Here’s how some sales people are currently choosing to play the outdated version of the numbers game:

Monday, reach out and call 100 unqualified prospects, utilize an outdated approach that turns people off, use phrases that sound like you are stuck in 1972, listen to a total of 98 “No thanks, not interested,” and end up with two appointments. Tuesday, repeat the same insanity.

Here’s how smart salespeople are choosing to play the updated version of the numbers game:

Monday, reach out  to X number of qualified prospects, utilize an efficient approach that engages people to open up rather than shut down, focus on having a conversation not a pitch, seek to understand issues before pushing your solutions and use language that makes you stand out from the competition. Results:  You wind up with many real conversations that lead to many appointments with qualified prospects who say “Yes.” Tuesday: repeat your success.

Salespeople who play the outdated version of the “numbers game” wind up practicing and reinforcing inefficient techniques and unproductive strategies. They continue to use, “Hi, this is X and we do Y and wanted to see if you were interested in Z,” and hoping for a different result. That outdated approach is waste of time, money and energy. It is a game you should stop playing.

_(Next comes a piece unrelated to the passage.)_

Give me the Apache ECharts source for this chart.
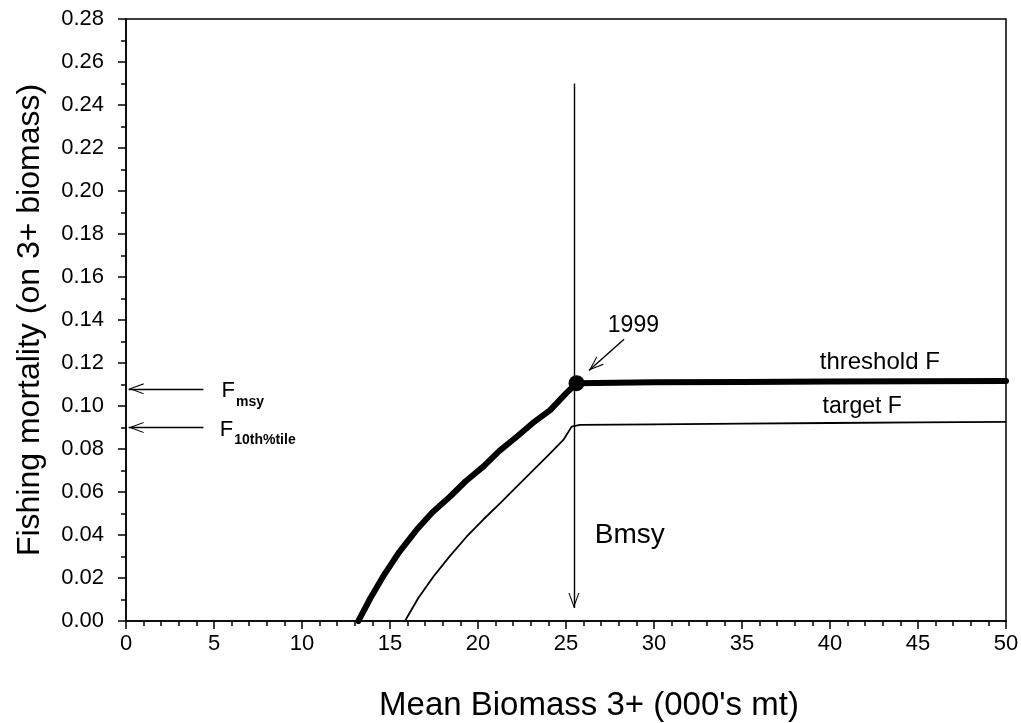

The old school, worn-out, obsolete sales techniques that were once successful have completely lost their efficacy in this economy.   Many salespeople think that if they cast a wide enough net and try to sell to anyone in that net, they’re bound to find someone.  That may work in some cases, but this sort of needle in a haystack approach is not a strategy; it’s just bad business. 

Salespeople need to focus on their unique value and target clients with the greatest impact on their business. Focus on a message that speaks to the prospects’ pains, problems, issues and challenges, not your product or solution.  Instead of playing the “numbers game,” identify where to focus your efforts and update your sales language to maximize your results. When you change your approach, you change your results.

People want to do business with someone who cares about them and has their best interests in mind, not someone who is only in it for themselves.  Hone your skills and approach the sale like no one else. The only numbers you will have to worry about will be the large numbers on your paycheck. 

If you are a business owner or salesperson and you still believe that selling is a numbers game, then you are saying that you lack the skills to control the outcome. It’s only when you focus on selling to great prospects that you will see great numbers.

That’s not a game. That’s what I call a great sales strategy.